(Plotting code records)
========================

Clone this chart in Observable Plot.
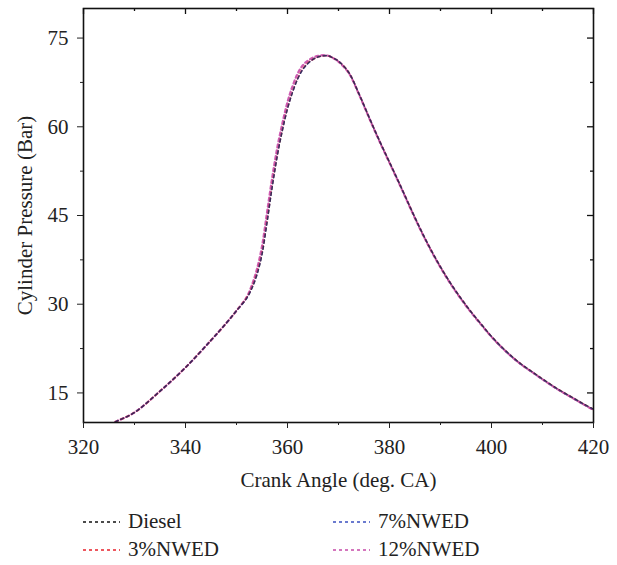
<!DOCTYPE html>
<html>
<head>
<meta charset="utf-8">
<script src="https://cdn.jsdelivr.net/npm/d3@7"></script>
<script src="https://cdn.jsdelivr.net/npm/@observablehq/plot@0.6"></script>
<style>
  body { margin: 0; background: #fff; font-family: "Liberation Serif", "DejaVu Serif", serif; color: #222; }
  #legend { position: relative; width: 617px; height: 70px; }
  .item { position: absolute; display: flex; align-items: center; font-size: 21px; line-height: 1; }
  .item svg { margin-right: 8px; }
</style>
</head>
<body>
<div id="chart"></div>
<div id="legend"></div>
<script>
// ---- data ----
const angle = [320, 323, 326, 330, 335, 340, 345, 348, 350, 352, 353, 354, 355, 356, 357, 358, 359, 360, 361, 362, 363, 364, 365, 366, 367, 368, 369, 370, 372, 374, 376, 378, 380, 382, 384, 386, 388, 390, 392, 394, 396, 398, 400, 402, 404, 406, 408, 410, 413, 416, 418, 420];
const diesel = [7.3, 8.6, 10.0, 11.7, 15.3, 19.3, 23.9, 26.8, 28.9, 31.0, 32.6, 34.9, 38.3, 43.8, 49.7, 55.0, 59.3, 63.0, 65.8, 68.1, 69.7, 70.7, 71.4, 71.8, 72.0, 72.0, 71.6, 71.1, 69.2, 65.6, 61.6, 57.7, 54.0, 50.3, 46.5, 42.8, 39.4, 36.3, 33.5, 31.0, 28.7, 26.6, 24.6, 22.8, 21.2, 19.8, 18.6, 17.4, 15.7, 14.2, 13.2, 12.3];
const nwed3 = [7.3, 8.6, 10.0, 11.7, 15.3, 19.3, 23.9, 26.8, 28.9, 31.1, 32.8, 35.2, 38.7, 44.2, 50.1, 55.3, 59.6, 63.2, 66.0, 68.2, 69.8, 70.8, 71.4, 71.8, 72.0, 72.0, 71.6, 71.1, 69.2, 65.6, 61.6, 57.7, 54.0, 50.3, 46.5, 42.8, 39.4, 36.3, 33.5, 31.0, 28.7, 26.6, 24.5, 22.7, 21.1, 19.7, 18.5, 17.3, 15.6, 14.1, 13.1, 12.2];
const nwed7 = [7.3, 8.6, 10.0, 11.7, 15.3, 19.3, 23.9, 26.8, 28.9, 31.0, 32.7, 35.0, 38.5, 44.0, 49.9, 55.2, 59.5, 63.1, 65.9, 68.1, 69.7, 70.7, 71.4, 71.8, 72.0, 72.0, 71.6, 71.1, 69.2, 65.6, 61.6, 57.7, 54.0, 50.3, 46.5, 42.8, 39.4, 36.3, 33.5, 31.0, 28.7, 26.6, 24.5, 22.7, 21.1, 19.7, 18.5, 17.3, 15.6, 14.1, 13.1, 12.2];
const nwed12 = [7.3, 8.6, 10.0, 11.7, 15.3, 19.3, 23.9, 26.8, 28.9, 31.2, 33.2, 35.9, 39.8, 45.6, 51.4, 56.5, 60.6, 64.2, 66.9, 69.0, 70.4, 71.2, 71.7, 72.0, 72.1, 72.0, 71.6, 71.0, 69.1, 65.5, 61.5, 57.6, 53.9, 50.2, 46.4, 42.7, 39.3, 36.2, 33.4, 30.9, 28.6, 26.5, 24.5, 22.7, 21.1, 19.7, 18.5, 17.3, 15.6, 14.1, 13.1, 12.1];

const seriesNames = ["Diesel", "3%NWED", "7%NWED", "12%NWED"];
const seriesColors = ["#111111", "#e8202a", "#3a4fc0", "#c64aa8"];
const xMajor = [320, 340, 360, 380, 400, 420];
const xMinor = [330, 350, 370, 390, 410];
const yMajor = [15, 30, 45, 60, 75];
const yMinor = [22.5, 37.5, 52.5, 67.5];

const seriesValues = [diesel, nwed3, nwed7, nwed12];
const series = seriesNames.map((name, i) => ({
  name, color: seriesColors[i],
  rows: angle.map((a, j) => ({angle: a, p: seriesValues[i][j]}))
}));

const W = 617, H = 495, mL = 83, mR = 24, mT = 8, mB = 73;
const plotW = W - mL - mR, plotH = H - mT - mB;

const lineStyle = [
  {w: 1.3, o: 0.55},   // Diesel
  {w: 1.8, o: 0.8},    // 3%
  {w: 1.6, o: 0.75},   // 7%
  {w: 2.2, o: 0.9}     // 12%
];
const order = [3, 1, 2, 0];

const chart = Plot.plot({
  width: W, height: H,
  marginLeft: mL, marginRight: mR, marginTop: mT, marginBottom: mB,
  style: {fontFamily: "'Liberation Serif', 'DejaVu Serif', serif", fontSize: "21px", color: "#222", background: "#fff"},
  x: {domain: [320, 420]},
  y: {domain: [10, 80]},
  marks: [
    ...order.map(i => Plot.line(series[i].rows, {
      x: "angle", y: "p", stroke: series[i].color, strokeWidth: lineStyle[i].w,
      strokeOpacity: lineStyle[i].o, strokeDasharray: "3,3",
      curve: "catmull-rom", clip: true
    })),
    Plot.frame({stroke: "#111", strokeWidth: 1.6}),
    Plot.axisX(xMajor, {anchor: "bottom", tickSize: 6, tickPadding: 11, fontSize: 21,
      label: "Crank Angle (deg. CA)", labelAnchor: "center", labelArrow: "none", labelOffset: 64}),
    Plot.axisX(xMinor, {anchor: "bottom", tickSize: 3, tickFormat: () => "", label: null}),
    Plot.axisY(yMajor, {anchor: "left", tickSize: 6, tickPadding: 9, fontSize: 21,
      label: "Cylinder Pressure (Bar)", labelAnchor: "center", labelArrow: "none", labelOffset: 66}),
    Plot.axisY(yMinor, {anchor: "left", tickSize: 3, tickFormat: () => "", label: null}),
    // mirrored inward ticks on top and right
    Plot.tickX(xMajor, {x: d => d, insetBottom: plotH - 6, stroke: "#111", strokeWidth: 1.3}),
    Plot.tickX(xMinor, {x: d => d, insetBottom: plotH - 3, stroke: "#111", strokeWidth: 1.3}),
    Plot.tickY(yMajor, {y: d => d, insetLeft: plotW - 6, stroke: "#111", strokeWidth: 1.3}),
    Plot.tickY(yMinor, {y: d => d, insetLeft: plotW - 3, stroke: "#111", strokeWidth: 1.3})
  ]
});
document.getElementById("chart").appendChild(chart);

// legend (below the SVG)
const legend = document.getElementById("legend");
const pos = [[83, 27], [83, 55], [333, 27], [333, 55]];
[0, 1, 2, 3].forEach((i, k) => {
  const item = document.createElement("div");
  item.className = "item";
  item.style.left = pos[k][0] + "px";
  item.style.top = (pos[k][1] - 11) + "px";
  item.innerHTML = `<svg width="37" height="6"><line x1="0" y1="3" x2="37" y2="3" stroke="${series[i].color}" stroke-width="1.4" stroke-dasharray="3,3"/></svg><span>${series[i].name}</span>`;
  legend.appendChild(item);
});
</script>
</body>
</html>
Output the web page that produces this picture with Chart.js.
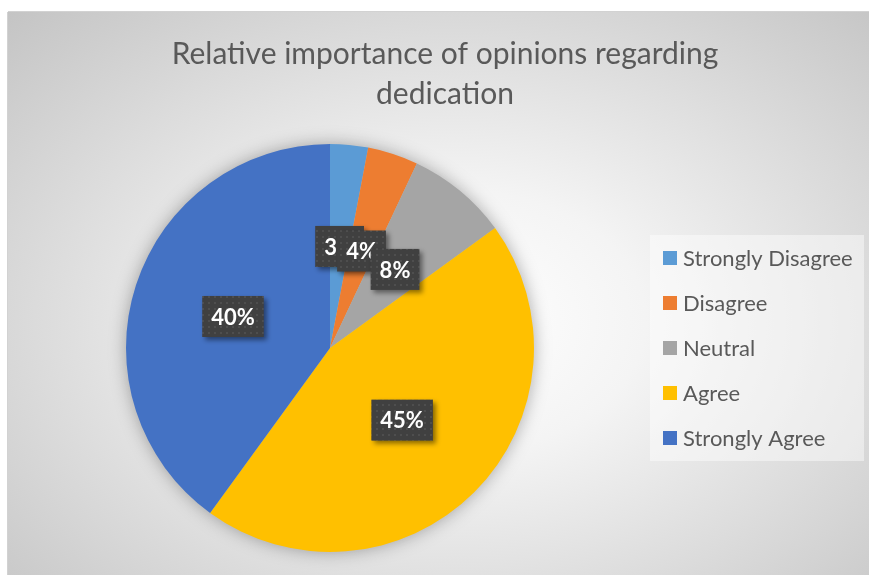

========================

Instructions for the task
Omit the pictures, then output the rest of the listing exactly.

Answer in full
Clone this chart in Observable Plot.
<!DOCTYPE html>
<html>
<head>
<meta charset="utf-8">
<script src="https://cdn.jsdelivr.net/npm/d3@7"></script>
<script src="https://cdn.jsdelivr.net/npm/@observablehq/plot@0.6"></script>
<style>
  body { margin: 0; background: #fff; font-family: "Liberation Serif", "DejaVu Serif", serif; color: #222; }
  #legend { position: relative; width: 617px; height: 70px; }
  .item { position: absolute; display: flex; align-items: center; font-size: 21px; line-height: 1; }
  .item svg { margin-right: 8px; }
</style>
</head>
<body>
<div id="chart"></div>
<div id="legend"></div>
<script>
// ---- data ----
const angle = [320, 323, 326, 330, 335, 340, 345, 348, 350, 352, 353, 354, 355, 356, 357, 358, 359, 360, 361, 362, 363, 364, 365, 366, 367, 368, 369, 370, 372, 374, 376, 378, 380, 382, 384, 386, 388, 390, 392, 394, 396, 398, 400, 402, 404, 406, 408, 410, 413, 416, 418, 420];
const diesel = [7.3, 8.6, 10.0, 11.7, 15.3, 19.3, 23.9, 26.8, 28.9, 31.0, 32.6, 34.9, 38.3, 43.8, 49.7, 55.0, 59.3, 63.0, 65.8, 68.1, 69.7, 70.7, 71.4, 71.8, 72.0, 72.0, 71.6, 71.1, 69.2, 65.6, 61.6, 57.7, 54.0, 50.3, 46.5, 42.8, 39.4, 36.3, 33.5, 31.0, 28.7, 26.6, 24.6, 22.8, 21.2, 19.8, 18.6, 17.4, 15.7, 14.2, 13.2, 12.3];
const nwed3 = [7.3, 8.6, 10.0, 11.7, 15.3, 19.3, 23.9, 26.8, 28.9, 31.1, 32.8, 35.2, 38.7, 44.2, 50.1, 55.3, 59.6, 63.2, 66.0, 68.2, 69.8, 70.8, 71.4, 71.8, 72.0, 72.0, 71.6, 71.1, 69.2, 65.6, 61.6, 57.7, 54.0, 50.3, 46.5, 42.8, 39.4, 36.3, 33.5, 31.0, 28.7, 26.6, 24.5, 22.7, 21.1, 19.7, 18.5, 17.3, 15.6, 14.1, 13.1, 12.2];
const nwed7 = [7.3, 8.6, 10.0, 11.7, 15.3, 19.3, 23.9, 26.8, 28.9, 31.0, 32.7, 35.0, 38.5, 44.0, 49.9, 55.2, 59.5, 63.1, 65.9, 68.1, 69.7, 70.7, 71.4, 71.8, 72.0, 72.0, 71.6, 71.1, 69.2, 65.6, 61.6, 57.7, 54.0, 50.3, 46.5, 42.8, 39.4, 36.3, 33.5, 31.0, 28.7, 26.6, 24.5, 22.7, 21.1, 19.7, 18.5, 17.3, 15.6, 14.1, 13.1, 12.2];
const nwed12 = [7.3, 8.6, 10.0, 11.7, 15.3, 19.3, 23.9, 26.8, 28.9, 31.2, 33.2, 35.9, 39.8, 45.6, 51.4, 56.5, 60.6, 64.2, 66.9, 69.0, 70.4, 71.2, 71.7, 72.0, 72.1, 72.0, 71.6, 71.0, 69.1, 65.5, 61.5, 57.6, 53.9, 50.2, 46.4, 42.7, 39.3, 36.2, 33.4, 30.9, 28.6, 26.5, 24.5, 22.7, 21.1, 19.7, 18.5, 17.3, 15.6, 14.1, 13.1, 12.1];

const seriesNames = ["Diesel", "3%NWED", "7%NWED", "12%NWED"];
const seriesColors = ["#111111", "#e8202a", "#3a4fc0", "#c64aa8"];
const xMajor = [320, 340, 360, 380, 400, 420];
const xMinor = [330, 350, 370, 390, 410];
const yMajor = [15, 30, 45, 60, 75];
const yMinor = [22.5, 37.5, 52.5, 67.5];

const seriesValues = [diesel, nwed3, nwed7, nwed12];
const series = seriesNames.map((name, i) => ({
  name, color: seriesColors[i],
  rows: angle.map((a, j) => ({angle: a, p: seriesValues[i][j]}))
}));

const W = 617, H = 495, mL = 83, mR = 24, mT = 8, mB = 73;
const plotW = W - mL - mR, plotH = H - mT - mB;

const lineStyle = [
  {w: 1.3, o: 0.55},   // Diesel
  {w: 1.8, o: 0.8},    // 3%
  {w: 1.6, o: 0.75},   // 7%
  {w: 2.2, o: 0.9}     // 12%
];
const order = [3, 1, 2, 0];

const chart = Plot.plot({
  width: W, height: H,
  marginLeft: mL, marginRight: mR, marginTop: mT, marginBottom: mB,
  style: {fontFamily: "'Liberation Serif', 'DejaVu Serif', serif", fontSize: "21px", color: "#222", background: "#fff"},
  x: {domain: [320, 420]},
  y: {domain: [10, 80]},
  marks: [
    ...order.map(i => Plot.line(series[i].rows, {
      x: "angle", y: "p", stroke: series[i].color, strokeWidth: lineStyle[i].w,
      strokeOpacity: lineStyle[i].o, strokeDasharray: "3,3",
      curve: "catmull-rom", clip: true
    })),
    Plot.frame({stroke: "#111", strokeWidth: 1.6}),
    Plot.axisX(xMajor, {anchor: "bottom", tickSize: 6, tickPadding: 11, fontSize: 21,
      label: "Crank Angle (deg. CA)", labelAnchor: "center", labelArrow: "none", labelOffset: 64}),
    Plot.axisX(xMinor, {anchor: "bottom", tickSize: 3, tickFormat: () => "", label: null}),
    Plot.axisY(yMajor, {anchor: "left", tickSize: 6, tickPadding: 9, fontSize: 21,
      label: "Cylinder Pressure (Bar)", labelAnchor: "center", labelArrow: "none", labelOffset: 66}),
    Plot.axisY(yMinor, {anchor: "left", tickSize: 3, tickFormat: () => "", label: null}),
    // mirrored inward ticks on top and right
    Plot.tickX(xMajor, {x: d => d, insetBottom: plotH - 6, stroke: "#111", strokeWidth: 1.3}),
    Plot.tickX(xMinor, {x: d => d, insetBottom: plotH - 3, stroke: "#111", strokeWidth: 1.3}),
    Plot.tickY(yMajor, {y: d => d, insetLeft: plotW - 6, stroke: "#111", strokeWidth: 1.3}),
    Plot.tickY(yMinor, {y: d => d, insetLeft: plotW - 3, stroke: "#111", strokeWidth: 1.3})
  ]
});
document.getElementById("chart").appendChild(chart);

// legend (below the SVG)
const legend = document.getElementById("legend");
const pos = [[83, 27], [83, 55], [333, 27], [333, 55]];
[0, 1, 2, 3].forEach((i, k) => {
  const item = document.createElement("div");
  item.className = "item";
  item.style.left = pos[k][0] + "px";
  item.style.top = (pos[k][1] - 11) + "px";
  item.innerHTML = `<svg width="37" height="6"><line x1="0" y1="3" x2="37" y2="3" stroke="${series[i].color}" stroke-width="1.4" stroke-dasharray="3,3"/></svg><span>${series[i].name}</span>`;
  legend.appendChild(item);
});
</script>
</body>
</html>
Output the web page that produces this picture with Chart.js.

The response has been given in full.